The Denigés' reagent is a reagent used for qualitative analysis. It was developed in 1898 by Georges Denigés (December 25, 1859-February 20, 1951), a French biochemist.

==Uses==
Denigés' reagent is used to detect isolefin or tertiary alcohols which can be easily dehydrated to form isoolefin in the presence of acid. Treatment of solutions containing either isolefin or tertiary alcohols with this reagent will result in the formation of a solid yellow or red precipitate.

==Synthesis==
Despite the different stoichiometry in these mixtures which varies the concentration of the reagent, they all follow the same idea of adding HgO to distilled water and concentrated sulfuric acid. The Denigés' reagent is ultimately mercury(II) sulfate in an aqueous solution.

- 5 grams of mercury(II) oxide (HgO) is dissolved in 40 mL of distilled water. The mixture is slowly stirred, while 20 mL of concentrated sulfuric acid is added.
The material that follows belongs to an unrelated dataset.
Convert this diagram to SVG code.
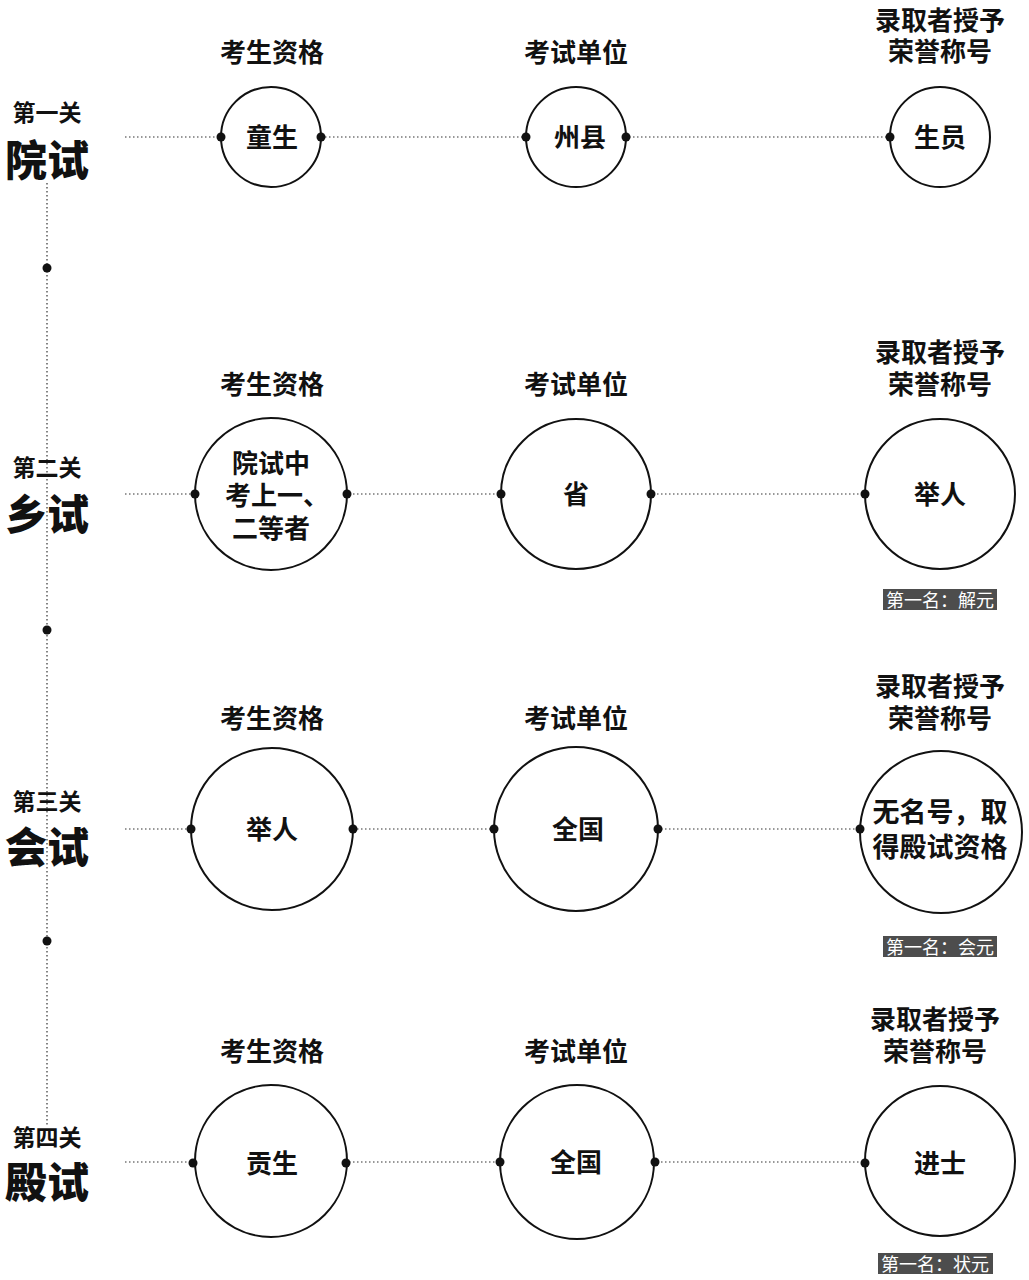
<svg xmlns="http://www.w3.org/2000/svg" width="1029" height="1280" viewBox="0 0 1029 1280">
<style>
text{font-family:"Noto Sans CJK SC","Noto Sans",sans-serif;text-anchor:middle;dominant-baseline:central;fill:#111}
.h{font-size:26px;font-weight:700}
.c{font-size:26px;font-weight:700}
.c2{font-size:26px;font-weight:700}
.c3{font-size:27px;font-weight:700}
.g{font-size:23px;font-weight:700}
.big{font-size:42px;font-weight:900}
.b{font-size:18px;fill:#fff}
.dot{fill:#111}
.circ{fill:#fff;stroke:#111;stroke-width:2}
.conn{stroke:#333;stroke-width:1.2;stroke-dasharray:1.5 2.5;fill:none}
.badge{fill:#4d4d4d}
</style>
<g id="connectors">
<line class="conn" x1="47" y1="183" x2="47" y2="1126"/>
<line class="conn" x1="125" y1="137" x2="890" y2="137"/>
<line class="conn" x1="125" y1="494" x2="865" y2="494"/>
<line class="conn" x1="125" y1="829" x2="860" y2="829"/>
<line class="conn" x1="125" y1="1162" x2="865" y2="1162"/>
<circle class="dot" cx="47" cy="268" r="4.5"/>
<circle class="dot" cx="47" cy="630" r="4.5"/>
<circle class="dot" cx="47" cy="941" r="4.5"/>
</g>
<g id="stage1"><text><tspan class="g" x="47" y="111">第一关</tspan><tspan class="big" x="47" y="157">院试</tspan></text></g>
<g id="stage2"><text><tspan class="g" x="47" y="466">第二关</tspan><tspan class="big" x="47" y="511">乡试</tspan></text></g>
<g id="stage3"><text><tspan class="g" x="47" y="800">第三关</tspan><tspan class="big" x="47" y="844">会试</tspan></text></g>
<g id="stage4"><text><tspan class="g" x="47" y="1136">第四关</tspan><tspan class="big" x="47" y="1179">殿试</tspan></text></g>
<g id="headers">
<text class="h" x="272" y="50">考生资格</text>
<text class="h" x="576" y="50">考试单位</text>
<text class="h"><tspan x="940" y="18">录取者授予</tspan><tspan x="940" y="49">荣誉称号</tspan></text>
<text class="h" x="272" y="382">考生资格</text>
<text class="h" x="576" y="382">考试单位</text>
<text class="h"><tspan x="940" y="350">录取者授予</tspan><tspan x="940" y="382">荣誉称号</tspan></text>
<text class="h" x="272" y="716">考生资格</text>
<text class="h" x="576" y="716">考试单位</text>
<text class="h"><tspan x="940" y="684">录取者授予</tspan><tspan x="940" y="716">荣誉称号</tspan></text>
<text class="h" x="272" y="1049">考生资格</text>
<text class="h" x="576" y="1049">考试单位</text>
<text class="h"><tspan x="935" y="1017">录取者授予</tspan><tspan x="935" y="1049">荣誉称号</tspan></text>
</g>
<g id="n1a"><circle class="circ" cx="271" cy="137" r="50"/><circle class="dot" cx="221" cy="137" r="4.5"/><circle class="dot" cx="321" cy="137" r="4.5"/><text class="c" x="272" y="135">童生</text></g>
<g id="n1b"><circle class="circ" cx="576" cy="137" r="50"/><circle class="dot" cx="526" cy="137" r="4.5"/><circle class="dot" cx="626" cy="137" r="4.5"/><text class="c" x="580" y="135">州县</text></g>
<g id="n1c"><circle class="circ" cx="940" cy="137" r="50"/><circle class="dot" cx="890" cy="137" r="4.5"/><text class="c" x="940" y="135">生员</text></g>
<g id="n2a"><circle class="circ" cx="271" cy="494" r="76"/><circle class="dot" cx="195" cy="494" r="4.5"/><circle class="dot" cx="347" cy="494" r="4.5"/><text class="c2"><tspan x="271" y="461">院试中</tspan><tspan x="277" y="493">考上一、</tspan><tspan x="271" y="526">二等者</tspan></text></g>
<g id="n2b"><circle class="circ" cx="576" cy="494" r="75"/><circle class="dot" cx="501" cy="494" r="4.5"/><circle class="dot" cx="651" cy="494" r="4.5"/><text class="c" x="576" y="492">省</text></g>
<g id="n2c"><circle class="circ" cx="940" cy="494" r="75"/><circle class="dot" cx="865" cy="494" r="4.5"/><text class="c" x="940" y="492">举人</text></g>
<g id="n3a"><circle class="circ" cx="272" cy="829" r="81"/><circle class="dot" cx="191" cy="829" r="4.5"/><circle class="dot" cx="353" cy="829" r="4.5"/><text class="c" x="272" y="827">举人</text></g>
<g id="n3b"><circle class="circ" cx="576" cy="829" r="82"/><circle class="dot" cx="494" cy="829" r="4.5"/><circle class="dot" cx="658" cy="829" r="4.5"/><text class="c" x="578" y="827">全国</text></g>
<g id="n3c"><circle class="circ" cx="941" cy="832" r="81"/><circle class="dot" cx="860" cy="829" r="4.5"/><text class="c3"><tspan x="940" y="810">无名号，取</tspan><tspan x="940" y="845">得殿试资格</tspan></text></g>
<g id="n4a"><circle class="circ" cx="271" cy="1161" r="76"/><circle class="dot" cx="193" cy="1163" r="4.5"/><circle class="dot" cx="346" cy="1163" r="4.5"/><text class="c" x="272" y="1161">贡生</text></g>
<g id="n4b"><circle class="circ" cx="577" cy="1162" r="77"/><circle class="dot" cx="500" cy="1162" r="4.5"/><circle class="dot" cx="655" cy="1162" r="4.5"/><text class="c" x="576" y="1160">全国</text></g>
<g id="n4c"><circle class="circ" cx="940" cy="1161" r="75"/><circle class="dot" cx="865" cy="1163" r="4.5"/><text class="c" x="940" y="1161">进士</text></g>
<g id="badge2"><rect class="badge" x="883" y="589" width="114" height="21"/><text class="b" x="940" y="599">第一名：解元</text></g>
<g id="badge3"><rect class="badge" x="883" y="936" width="114" height="21"/><text class="b" x="940" y="946">第一名：会元</text></g>
<g id="badge4"><rect class="badge" x="878" y="1253" width="115" height="21"/><text class="b" x="935" y="1263">第一名：状元</text></g>
</svg>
After adding another 40 mL of distilled water, the solution is stirred until the HgO is completely dissolved.
- The Denigés' reagent can also be prepared by dissolving 5 grams of HgO in 20 mL of concentrated sulfuric acid and 100 mL of distilled water.
- The Denigés' reagent can be modified by using nitric acid in place of sulfuric acid

==Health issues==
Inhalation of the Denigés' reagent can result in acute poisoning: causing tightness in the chest, difficulties breathing, coughing and pain. Exposure of mercury sulfate to the eyes can cause ulceration of conjunctiva and cornea. If mercury sulfate is exposed to the skin it may cause sensitization dermatitis. Lastly, ingestion of mercury sulfate will cause necrosis, pain, vomiting, and severe purging. Ingestion can result in death within a few hours due to peripheral vascular collapse.